On Mon, 30 Jan 2012, Jukka Zitting wrote:
>> If we're doing that sort of thing, then I'd rather we put the logic 
>> onto the Property for that. The Property already has a type and the 
>> closed list of allowed values (as Strings, from the XMPDM 
>> specification). It would seem to me that the logic for going to/from 
>> channel numbers would best live with the strings themselves, on the 
>> property, rather than outside?
>
> I'm thinking of cases where such a convenience methods could rely on
> more than just a single property. For example, a getNumberOfPages()
> convenience method could look something like this (with an extra
> getInt(String) helper method):
>
>    int getNumberOfPages() {
>        Integer pages = metadata.getInt(PagedText.N_PAGES);
>        if (pages == null) {
>            pages = metadata.getInt(MSOffice.PAGE_COUNT);
>        }

I decided, after thinking on this a bit, that the best bet was to try to 
implement the solution and see how it actually worked

I've however just found a snag with Jukka's proposed solution above. I 
wanted to put the logic on XMPDM, as static methods, because I thought 
that the logic should really live with the property definition. 
Unfortunately, this doesn't work, as XMPDM is an interface so Java won't 
let you add random static methods. I tried putting the static method on 
Metadata itself, but I really didn't like the look of it

Property itself is final, as we don't want people to go around adding 
extra types in that the specifications don't support, so I can't simply 
add a converter method onto that.

In r1242018 I've committed a couple of different possible ways to do the 
conversion, which do work, so people can have a look and a think. I could 
see the static class being attached optionally to the Property, for either 
explicit calling, or implicit as Ray described.
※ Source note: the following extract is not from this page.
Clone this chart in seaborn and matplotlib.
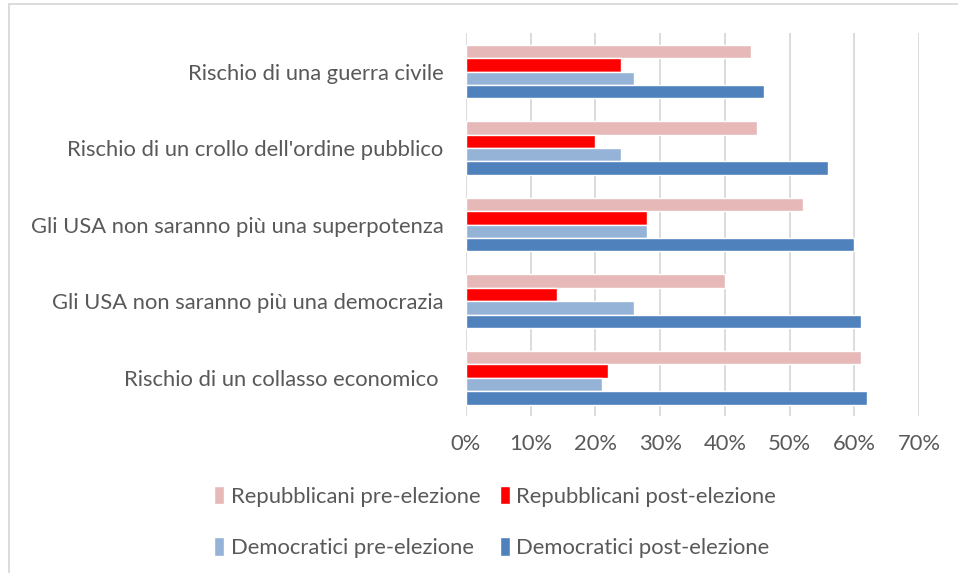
import numpy as np
import pandas as pd
import matplotlib
matplotlib.use('Agg')
import matplotlib.pyplot as plt
import seaborn as sns
from matplotlib.patches import Rectangle
from matplotlib.ticker import PercentFormatter

categories = ["Rischio di una guerra civile",
              "Rischio di un crollo dell'ordine pubblico",
              "Gli USA non saranno più una superpotenza",
              "Gli USA non saranno più una democrazia",
              "Rischio di un collasso economico "]
series = ["Repubblicani pre-elezione", "Repubblicani post-elezione",
          "Democratici pre-elezione", "Democratici post-elezione"]
rep_pre = [44, 45, 52, 40, 61]
rep_post = [24, 20, 28, 14, 22]
dem_pre = [26, 24, 28, 26, 21]
dem_post = [46, 56, 60, 61, 62]
colors = ["#E6B9B8", "#FF0000", "#95B3D7", "#4F81BD"]

rows = []
for name, vals in zip(series, [rep_pre, rep_post, dem_pre, dem_post]):
    for c, v in zip(categories, vals):
        rows.append({'cat': c, 'serie': name, 'val': v})
df = pd.DataFrame(rows)

sns.set_style('white')
plt.rcParams['font.family'] = ['Lato', 'DejaVu Sans']
grey = '#595959'

fig = plt.figure(figsize=(9.58, 5.73), dpi=100)
ax = fig.add_axes([0.4864, 0.274, 0.4729, 0.668])
sns.barplot(data=df, y='cat', x='val', hue='serie', order=categories,
            hue_order=series, palette=colors, width=0.7, saturation=1,
            orient='h', ax=ax, legend=True)

ax.set_xlim(0, 70)
ax.set_xticks(range(0, 71, 10))
ax.xaxis.set_major_formatter(PercentFormatter(decimals=0))
ax.grid(axis='x', color='#D9D9D9', linewidth=1.3)
ax.set_axisbelow(True)
for s in ax.spines.values():
    s.set_visible(False)
ax.set_xlabel('')
ax.set_ylabel('')
ax.tick_params(axis='both', length=0, labelsize=15.8, labelcolor=grey)
ax.tick_params(axis='x', pad=13)
ax.tick_params(axis='y', pad=16)

# legend laid out row by row, like the original
handles, labels = ax.get_legend_handles_labels()
ax.get_legend().remove()
idx = [0, 2, 1, 3]
fig.legend([handles[i] for i in idx], [labels[i] for i in idx],
           loc='center', bbox_to_anchor=(0.517, 0.089),
           ncol=2, frameon=False, fontsize=15.8, labelcolor=grey,
           handlelength=0.45, handleheight=0.9, handletextpad=0.3,
           columnspacing=0.9, labelspacing=1.4)

fig.patches.append(Rectangle((9 / 958, -0.1), 1.2, 1.1 - 4 / 573,
                             transform=fig.transFigure, fill=False,
                             edgecolor='#D9D9D9', linewidth=1.3))

fig.savefig('out.png', dpi=100)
Based on how it looks now I've actually coded something, I'm leaning 
towards implicit conversion in metadata.set(Property, thing) calling 
methods on an optional attached converter on the property. (I guess Ray 
would be in favour of this, as it's quite like his idea!).

Thoughts? Should I go ahead and try to implement my plan, so we can see if 
we like how it looks in real code and if there are any problems with doing 
it? Can anyone think of a cleaner way to do it? Can anyone think of a way 
to do what Jukka suggested, but without having to clutter up the main 
concrete class?

Cheers
Nick